§ WHAT TO DO
Repeat the material exactly from its first line to the line that includes "(tNight) at (1018,490)". Skip pictures.

§ COLLECTED DATA
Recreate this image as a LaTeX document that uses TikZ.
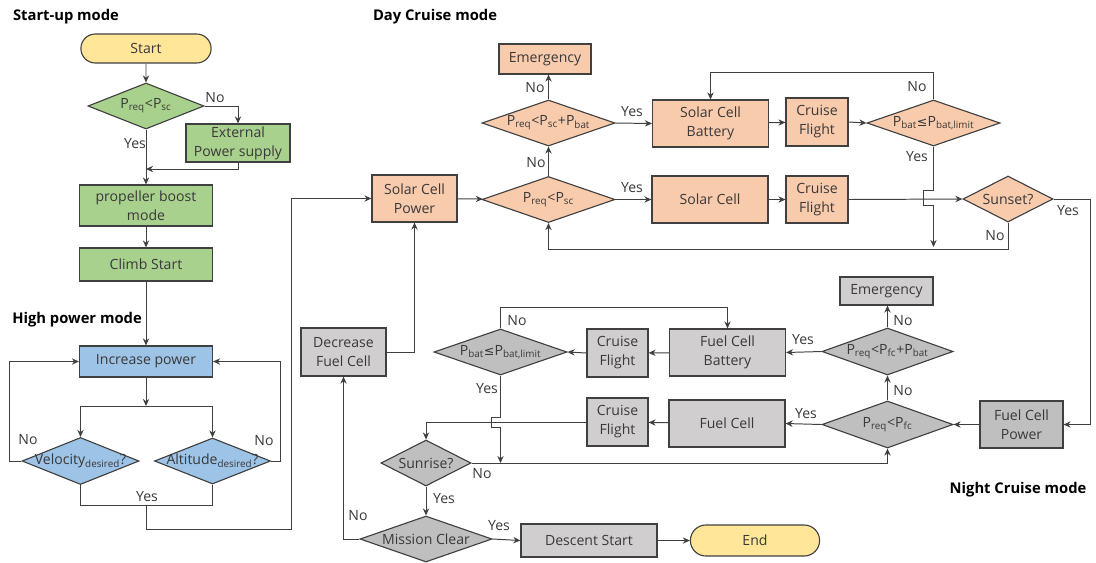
\documentclass[tikz,border=0pt]{standalone}
\usepackage{fontspec}
\setmainfont{Open Sans}
\newfontfamily\symfont{DejaVu Sans}
\usetikzlibrary{shapes.geometric,shapes.misc,arrows.meta}

\definecolor{linec}{HTML}{404040}
\definecolor{txtc}{HTML}{3A3838}
\definecolor{yellowF}{HTML}{FFE699}
\definecolor{greenF}{HTML}{A9D18E}
\definecolor{blueF}{HTML}{9DC3E6}
\definecolor{orangeF}{HTML}{F8CBAD}
\definecolor{grayF}{HTML}{D0CECE}
\definecolor{grayD}{HTML}{BFBFBF}

\newcommand{\pw}[1]{P\textsubscript{#1}}
\newcommand{\leqs}{{\symfont\fontsize{9}{10}\selectfont ≤}}

\tikzset{
  base/.style={draw=linec, line width=0.8pt, text=txtc, align=center,
    font=\fontsize{10}{13.5}\selectfont},
  sz/.style 2 args={minimum width=#1cm, minimum height=#2cm},
  box/.style={base, rectangle, inner sep=1pt},
  term/.style={base, rounded rectangle, fill=yellowF, inner sep=1pt},
  dec/.style={base, diamond, aspect=2.6, inner sep=-6pt},
  lbl/.style={text=txtc, inner sep=0pt, font=\fontsize{10}{12}\selectfont},
  title/.style={text=black, inner sep=0pt, font=\fontsize{10.5}{13}\selectfont\bfseries},
  arr/.style={draw=linec, line width=0.7pt, -{Stealth[length=5pt,width=4.5pt]}},
  ln/.style={draw=linec, line width=0.7pt}
}

\begin{document}
\begin{tikzpicture}[x=0.025cm,y=-0.025cm]
\useasboundingbox (0,0) rectangle (1096,562);

% Mode titles
\node[title] (tStart) at (66,17) {Start-up mode};
\node[title] (tHigh) at (77,320) {High power mode};
\node[title] (tDay) at (435,17) {Day Cruise mode};
\node[title] (tNight) at (1018,490) {Night Cruise mode};

% Start-up mode
\node[term, sz={3.325}{0.725}] (start) at (146,48.5) {Start};
\node[dec, fill=greenF, sz={2.9}{1.15}] (dstart) at (146,106) {\pw{req}<\pw{sc}};
\node[box, fill=greenF, sz={2.6}{0.95}] (ext) at (238,143) {External\\Power supply};
\node[box, fill=greenF, sz={3.325}{1.025}] (prop) at (146,205.5) {propeller boost\\mode};
\node[box, fill=greenF, sz={3.325}{0.825}] (climb) at (146,264.5) {Climb Start};

% High power mode
\node[box, fill=blueF, sz={3.325}{0.775}] (inc) at (146,361.5) {Increase power};
\node[dec, fill=blueF, sz={2.925}{1.175}] (vel) at (80.5,461) {Velocity\textsubscript{desired}?};
\node[dec, fill=blueF, sz={2.9}{1.15}] (alt) at (212.5,461) {Altitude\textsubscript{desired}?};

% Day cruise mode
\node[box, fill=orangeF, sz={2.125}{1.175}] (scp) at (414.5,198.5) {Solar Cell\\Power};
\node[dec, fill=orangeF, sz={3.325}{1.15}] (d1) at (548.5,199.5) {\pw{req}<\pw{sc}};
\node[dec, fill=orangeF, sz={3.325}{1.15}] (d2) at (548.5,123) {\pw{req}<\pw{sc}+\pw{bat}};
\node[box, fill=orangeF, sz={2.3}{0.75}] (emg1) at (545,59) {Emergency};
\node[box, fill=orangeF, sz={2.9}{1.175}] (sc) at (710,199.5) {Solar Cell};
\node[box, fill=orangeF, sz={2.9}{1.175}] (scb) at (710.5,123.5) {Solar Cell\\Battery};
\node[box, fill=orangeF, sz={1.55}{1.175}] (cf1) at (817,199.5) {Cruise\\Flight};
\node[box, fill=orangeF, sz={1.55}{1.2}] (cf2) at (817,122) {Cruise\\Flight};
\node[dec, fill=orangeF, sz={3.325}{1.15}] (dbat) at (933.5,123) {\pw{bat}\leqs\pw{bat,limit}};
\node[dec, fill=orangeF, sz={2.25}{1.15}] (sunset) at (1008,199) {Sunset?};

% Night cruise mode
\node[box, fill=grayD, sz={2.075}{1.175}] (fcp) at (1021.5,424.5) {Fuel Cell\\Power};
\node[dec, fill=grayD, sz={3.275}{1.175}] (n1) at (887.5,424.5) {\pw{req}<\pw{fc}};
\node[dec, fill=grayD, sz={3.275}{1.175}] (n2) at (887.5,351.5) {\pw{req}<\pw{fc}+\pw{bat}};
\node[box, fill=grayF, sz={2.325}{0.7}] (emg2) at (886.5,291) {Emergency};
\node[box, fill=grayF, sz={2.9}{1.175}] (fc) at (727,423.5) {Fuel Cell};
\node[box, fill=grayF, sz={2.9}{1.175}] (fcb) at (727.5,352.5) {Fuel Cell\\Battery};
\node[box, fill=grayF, sz={1.525}{1.2}] (cfn1) at (617.5,422) {Cruise\\Flight};
\node[box, fill=grayF, sz={1.525}{1.2}] (cfn2) at (617.5,353) {Cruise\\Flight};
\node[dec, fill=grayD, sz={3.325}{1.15}] (nbat) at (500.5,352) {\pw{bat}\leqs\pw{bat,limit}};
\node[dec, fill=grayD, sz={2.25}{1.15}] (sunrise) at (426,463) {Sunrise?};
\node[dec, fill=grayD, sz={3.3}{1.15}] (mc) at (426,539) {Mission Clear};
\node[box, fill=grayF, sz={2.125}{1.2}] (dfc) at (343.5,352) {Decrease\\Fuel Cell};
\node[box, fill=grayF, sz={3.4}{0.825}] (desc) at (589,540.5) {Descent Start};
\node[term, sz={3.3}{0.775}] (endn) at (755,540.5) {End};

% Start-up connectors
\draw[arr] (start) -- (dstart);
\draw[arr] (dstart.east) -| (ext.north);
\draw[arr] (ext.south) |- (dstart.south |- 0,169);
\draw[arr] (dstart.south) -- (prop.north);
\draw[arr] (prop) -- (climb);
\draw[arr] (climb) -- (inc);

% High power connectors
\draw[arr] (inc.south) -- (inc.south |- 0,406);
\draw[arr] (inc.south |- 0,406) -| (vel.north);
\draw[arr] (inc.south |- 0,406) -| (alt.north);
\draw[arr] (vel.west) -- ++(-12,0) |- (inc.west);
\draw[arr] (alt.east) -- ++(9,0) |- (inc.east);
\draw[ln] (vel.south) |- (alt.south |- 0,505) -- (alt.south);
\draw[arr] (inc.south |- 0,505) |- (291,529) |- (scp.west);

% Day cruise connectors
\draw[arr] (scp) -- (d1);
\draw[arr] (d1.east) -- (sc.west);
\draw[arr] (sc) -- (cf1);
\draw[arr] (cf1.east) -- (sunset.west);
\draw[arr] (d1.north) -- (d2.south);
\draw[arr] (d2.north) -- (d2.north |- emg1.south);
\draw[arr] (d2.east) -- (scb.west);
\draw[arr] (scb) -- (cf2);
\draw[arr] (cf2.east) -- (dbat.west);
\draw[arr] (dbat.north) -- ++(0,-27) -| (scb.north);
\draw[arr] (dbat.south) -- ++(0,44) -- ++(-10,0) -- ++(0,15) -- ++(10,0) -- (dbat.south |- 0,247);
\draw[arr] (sunset.south) -- ++(0,27) -| (d1.south);
\draw[arr] (sunset.east) -- ++(37,0) |- (fcp.east);

% Night cruise connectors
\draw[arr] (fcp.west) -- (n1.east);
\draw[arr] (n1.west) -- (fc.east);
\draw[arr] (fc) -- (cfn1);
\draw[arr] (cfn1.west) -| (sunrise.north);
\draw[arr] (n1.north) -- (n2.south);
\draw[arr] (n2.north) -- (n2.north |- emg2.south);
\draw[arr] (n2.west) -- (fcb.east);
\draw[arr] (fcb) -- (cfn2);
\draw[arr] (cfn2.west) -- (nbat.east);
\draw[arr] (nbat.north) -- ++(0,-21) -| (fcb.north);
\draw[arr] (nbat.south) -- ++(0,42) -- ++(-9,0) -- ++(0,10) -- ++(9,0) -- (nbat.south |- sunrise.east);
\draw[arr] (sunrise.east) -| (n1.south);
\draw[arr] (sunrise.south) -- (mc.north);
\draw[arr] (mc.west) -| (dfc.south);
\draw[arr] (dfc.east) -| (scp.south);
\draw[arr] (mc.east) -- (desc.west);
\draw[arr] (desc) -- (endn);

% Yes / No labels
\node[lbl] (l1) at (215,98) {No};
\node[lbl] (l2) at (135,144) {Yes};
\node[lbl] (l3) at (28,440) {No};
\node[lbl] (l4) at (264,441) {No};
\node[lbl] (l5) at (147,497) {Yes};
\node[lbl] (l6) at (535,88) {No};
\node[lbl] (l7) at (632,112) {Yes};
\node[lbl] (l8) at (536,163) {No};
\node[lbl] (l9) at (632,188) {Yes};
\node[lbl] (l10) at (917,87) {No};
\node[lbl] (l11) at (917,157) {Yes};
\node[lbl] (l12) at (1068,211) {Yes};
\node[lbl] (l13) at (995,236) {No};
\node[lbl] (l14) at (903,321) {No};
\node[lbl] (l15) at (803,340) {Yes};
\node[lbl] (l16) at (903,391) {No};
\node[lbl] (l17) at (806,414) {Yes};
\node[lbl] (l18) at (517,321) {No};
\node[lbl] (l19) at (487,389) {Yes};
\node[lbl] (l20) at (482,474) {No};
\node[lbl] (l21) at (444,499) {Yes};
\node[lbl] (l22) at (358,516) {No};
\node[lbl] (l23) at (499,526) {Yes};
\end{tikzpicture}
\end{document}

§ EXERCISE RESULT
Recreate this image as a LaTeX document that uses TikZ.
\documentclass[tikz,border=0pt]{standalone}
\usepackage{fontspec}
\setmainfont{Open Sans}
\newfontfamily\symfont{DejaVu Sans}
\usetikzlibrary{shapes.geometric,shapes.misc,arrows.meta}

\definecolor{linec}{HTML}{404040}
\definecolor{txtc}{HTML}{3A3838}
\definecolor{yellowF}{HTML}{FFE699}
\definecolor{greenF}{HTML}{A9D18E}
\definecolor{blueF}{HTML}{9DC3E6}
\definecolor{orangeF}{HTML}{F8CBAD}
\definecolor{grayF}{HTML}{D0CECE}
\definecolor{grayD}{HTML}{BFBFBF}

\newcommand{\pw}[1]{P\textsubscript{#1}}
\newcommand{\leqs}{{\symfont\fontsize{9}{10}\selectfont ≤}}

\tikzset{
  base/.style={draw=linec, line width=0.8pt, text=txtc, align=center,
    font=\fontsize{10}{13.5}\selectfont},
  sz/.style 2 args={minimum width=#1cm, minimum height=#2cm},
  box/.style={base, rectangle, inner sep=1pt},
  term/.style={base, rounded rectangle, fill=yellowF, inner sep=1pt},
  dec/.style={base, diamond, aspect=2.6, inner sep=-6pt},
  lbl/.style={text=txtc, inner sep=0pt, font=\fontsize{10}{12}\selectfont},
  title/.style={text=black, inner sep=0pt, font=\fontsize{10.5}{13}\selectfont\bfseries},
  arr/.style={draw=linec, line width=0.7pt, -{Stealth[length=5pt,width=4.5pt]}},
  ln/.style={draw=linec, line width=0.7pt}
}

\begin{document}
\begin{tikzpicture}[x=0.025cm,y=-0.025cm]
\useasboundingbox (0,0) rectangle (1096,562);

% Mode titles
\node[title] (tStart) at (66,17) {Start-up mode};
\node[title] (tHigh) at (77,320) {High power mode};
\node[title] (tDay) at (435,17) {Day Cruise mode};
\node[title] (tNight) at (1018,490) {Night Cruise mode};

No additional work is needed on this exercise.